The most chilling part of the Burari footage is the sight of one of the two young boys, 12, carrying stools to his house, a mere two hours before they were all found dead. The children were innocent victims of their father’s delusions. Whether his intention was not to die but to live, mindfully, after achieving salvation through this ritual, is to gloss over his meticulously sinister plan. The question is, was Lalit Bhatia damaged irreparably by loss, the overwrought workings of memory and time leading to this apocalyptic world view? It’s a fact that cult leaders derive immense power from their followers’ vulnerabilities and can easily manipulate them emotionally. There is a tendency to bemoan the breakdown of the great Indian joint family when the reality is they often function like mini dictatorships. Control rests with one person, the others have to fall in line. It is entirely possible that the Bhatias’ had to carry out Lalit’s morbid instructions despite deep misgivings, because questioning the patriarch’s decisions is simply not an option.
This is an exceptionally rare story because in India suicides are usually motivated by desperate situations of poverty and debt, the never-ending cycle of which can make living seem hopeless. Neither do we have the notorious doomsday cults of the West. For example, in the ‘90s in the US, 39 people under the spell of a charismatic leader died consuming barbiturates, convinced they were about to board an extraterrestrial spacecraft. The arrest of Asaram Bapu and his son has done enough for godmen in India to lose their sheen. Overall, the world has become more skeptical. However, it must be acknowledged that life is relentlessly hard and frustrating loneliness is the bane of our times. At its worst, the isolated get indoctrinated by terrorist organisations, lured by the thought of being part of something bigger. At other times, the search for answers, like in the case of the Bhatia’s, is burdened with dangerous superstition.
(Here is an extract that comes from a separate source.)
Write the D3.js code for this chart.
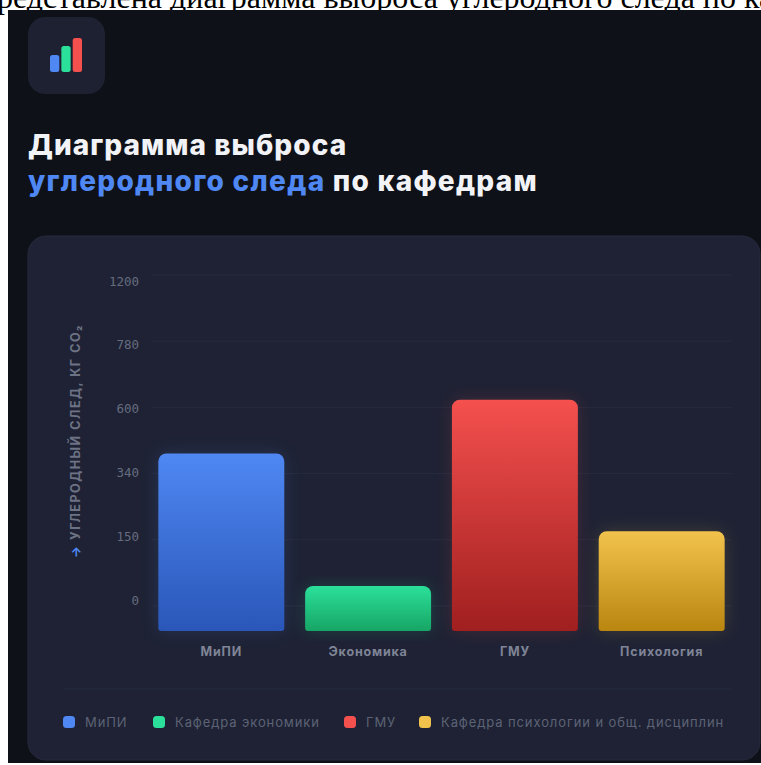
<!DOCTYPE html>
<html lang="ru">
<head>
<meta charset="utf-8">
<script src="https://cdn.jsdelivr.net/npm/d3@7"></script>
<style>
  html, body { margin: 0; padding: 0; background: #fff; overflow: hidden; }
  svg { display: block; }
</style>
</head>
<body>
<svg id="chart" width="761" height="765"></svg>
<script>
// Данные диаграммы
const categories = ["МиПИ", "Экономика", "ГМУ", "Психология"];
const emissions = [417, 33, 625, 165];
const tickValues = [0, 150, 340, 600, 780, 1200];
const legendLabels = ["МиПИ", "Кафедра экономики", "ГМУ", "Кафедра психологии и общ. дисциплин"];
const topColors = ["#4f88f3", "#2be09a", "#f4504e", "#f2c34c"];
const bottomColors = ["#2a56b8", "#17a565", "#a01f1f", "#b98610"];
const legendColors = ["#4f88f3", "#2be09a", "#f4504e", "#f2c34c"];
const legendX = [63, 153, 344, 419];
const iconHeights = [17, 26, 34];

const W = 761, H = 765;
const svg = d3.select("#chart");
const defs = svg.append("defs");

const sansFont = "Inter, 'Noto Sans', sans-serif";
const monoFont = "'DejaVu Sans Mono', monospace";

// Мягкое свечение столбцов
const glow = defs.append("filter").attr("id", "glow")
  .attr("x", "-20%").attr("y", "-20%").attr("width", "140%").attr("height", "140%");
glow.append("feGaussianBlur").attr("stdDeviation", 9);

categories.forEach((c, i) => {
  const g = defs.append("linearGradient").attr("id", "bar" + i)
    .attr("x1", 0).attr("y1", 0).attr("x2", 0).attr("y2", 1);
  g.append("stop").attr("offset", "0%").attr("stop-color", topColors[i]);
  g.append("stop").attr("offset", "100%").attr("stop-color", bottomColors[i]);
});

// Белый фон и строка текста над тёмным блоком
svg.append("rect").attr("width", W).attr("height", H).attr("fill", "#fff");
svg.append("text").attr("x", -3).attr("y", 8)
  .attr("font-family", "'Liberation Serif', serif").attr("font-size", 32).attr("fill", "#000")
  .text("редставлена диаграмма выброса углеродного следа по ка");

// Тёмный блок
svg.append("rect").attr("x", 8).attr("y", 10).attr("width", W - 8).attr("height", H - 12).attr("fill", "#0e1118");

// Значок
svg.append("rect").attr("x", 28).attr("y", 17).attr("width", 77).attr("height", 77).attr("rx", 17).attr("fill", "#1d2131");
const iconX = d3.scaleBand().domain(d3.range(3)).range([50, 82]).paddingInner(0.18);
svg.append("g").selectAll("rect").data(iconHeights).join("rect")
  .attr("x", (d, i) => iconX(i)).attr("width", iconX.bandwidth())
  .attr("y", d => 72 - d).attr("height", d => d).attr("rx", 2.5)
  .attr("fill", (d, i) => topColors[i]);

// Заголовок
const title = svg.append("g").attr("font-family", sansFont).attr("font-weight", 800)
  .attr("font-size", 28).attr("fill", "#f2f3f6");
title.append("text").attr("x", 28).attr("y", 155).attr("letter-spacing", 1.05).text("Диаграмма выброса");
const line2 = title.append("text").attr("x", 28).attr("y", 191).attr("letter-spacing", 1.28);
line2.append("tspan").attr("fill", "#4f88f3").text("углеродного следа");
line2.append("tspan").text(" по кафедрам");

// Карточка с диаграммой
svg.append("rect").attr("x", 28).attr("y", 236).attr("width", 732).attr("height", 524).attr("rx", 18)
  .attr("fill", "#1e2234").attr("stroke", "#262b3d");

// Шкала значений: деления идут равномерно, поэтому она кусочно-линейная
const tickY = d3.scalePoint().domain(tickValues).range([600, 281]);
const y = d3.scaleLinear().domain(tickValues).range(tickValues.map(v => tickY(v)));
const gridY = d3.scalePoint().domain(tickValues).range([606, 275]);
const floorY = 631;
const x = d3.scaleBand().domain(categories).range([151, 732]).paddingInner(0.142).paddingOuter(0.05);

// Линии сетки
svg.append("g").selectAll("line").data(tickValues).join("line")
  .attr("x1", 152).attr("x2", 731)
  .attr("y1", d => gridY(d)).attr("y2", d => gridY(d))
  .attr("stroke", "#272b3e").attr("stroke-width", 1);

// Подписи делений
const axis = d3.axisLeft(y).tickValues(tickValues).tickFormat(d3.format("d")).tickSize(0).tickPadding(0);
const axisG = svg.append("g").attr("transform", "translate(139,0)").call(axis);
axisG.select(".domain").remove();
axisG.selectAll("text").attr("font-family", monoFont).attr("font-size", 12.5).attr("fill", "#666c7f");

// Контур столбца: верхние углы круглее нижних
function barPath(left, width, top, bottom) {
  const rt = 8, rb = 3;
  const p = d3.path();
  p.moveTo(left, bottom - rb);
  p.lineTo(left, top + rt);
  p.arcTo(left, top, left + rt, top, rt);
  p.lineTo(left + width - rt, top);
  p.arcTo(left + width, top, left + width, top + rt, rt);
  p.lineTo(left + width, bottom - rb);
  p.arcTo(left + width, bottom, left + width - rb, bottom, rb);
  p.lineTo(left + rb, bottom);
  p.arcTo(left, bottom, left, bottom - rb, rb);
  p.closePath();
  return p.toString();
}
const barShape = (d, i) => barPath(x(categories[i]), x.bandwidth(), y(d), floorY);

// Столбцы: свечение и сама заливка
const bars = svg.append("g");
bars.selectAll("path.glow").data(emissions).join("path").attr("class", "glow")
  .attr("d", barShape)
  .attr("fill", (d, i) => topColors[i]).attr("opacity", 0.17).attr("filter", "url(#glow)");
bars.selectAll("path.bar").data(emissions).join("path").attr("class", "bar")
  .attr("d", barShape)
  .attr("fill", (d, i) => `url(#bar${i})`);

// Подписи категорий
svg.append("g").selectAll("text").data(categories).join("text")
  .attr("x", d => x(d) + x.bandwidth() / 2).attr("y", 656).attr("text-anchor", "middle")
  .attr("font-family", sansFont).attr("font-weight", 700).attr("font-size", 12.5)
  .attr("letter-spacing", 0.8).attr("fill", "#7f8496").text(d => d);

// Подпись оси
const axisTitle = svg.append("text").attr("transform", "translate(80,441) rotate(-90)")
  .attr("text-anchor", "middle").attr("font-family", sansFont).attr("font-weight", 700)
  .attr("font-size", 12.5).attr("letter-spacing", 1.55).attr("fill", "#6d7385");
axisTitle.append("tspan").attr("fill", "#4f88f3").text("→ ");
axisTitle.append("tspan").text("УГЛЕРОДНЫЙ СЛЕД, КГ CO₂");

// Разделитель и легенда
svg.append("line").attr("x1", 63).attr("x2", 731).attr("y1", 689).attr("y2", 689).attr("stroke", "#272b3e");
const legend = svg.append("g").selectAll("g").data(legendLabels).join("g")
  .attr("transform", (d, i) => `translate(${legendX[i]},722)`);
legend.append("rect").attr("x", 0).attr("y", -6).attr("width", 12).attr("height", 12).attr("rx", 3.5)
  .attr("fill", (d, i) => legendColors[i]);
legend.append("text").attr("x", 22).attr("y", 4.5)
  .attr("font-family", sansFont).attr("font-size", 13).attr("letter-spacing", 0.9)
  .attr("fill", "#5d6375").text(d => d);
</script>
</body>
</html>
The other idea doing the rounds on the Burari deaths is if Lalit was a diabolical depressive, who forced his family to participate in an occult ritual, because he didn’t want to live. Something like the pilot of MH370 , which vanished in the Indian Ocean. Investigators, long puzzled by the flight’s unscheduled turn over Penang, now believe he wanted one last look at his hometown before deliberately crashing the plane, because his wife was leaving him. Our education system teaches us to work hard to make a living but it falls woefully short in providing a blueprint on how we should deal with our own suffering. When everything seems so pointless, those completely alienated will be tempted to uncover the universe’s few remaining metaphysical secrets by relying on the supernatural.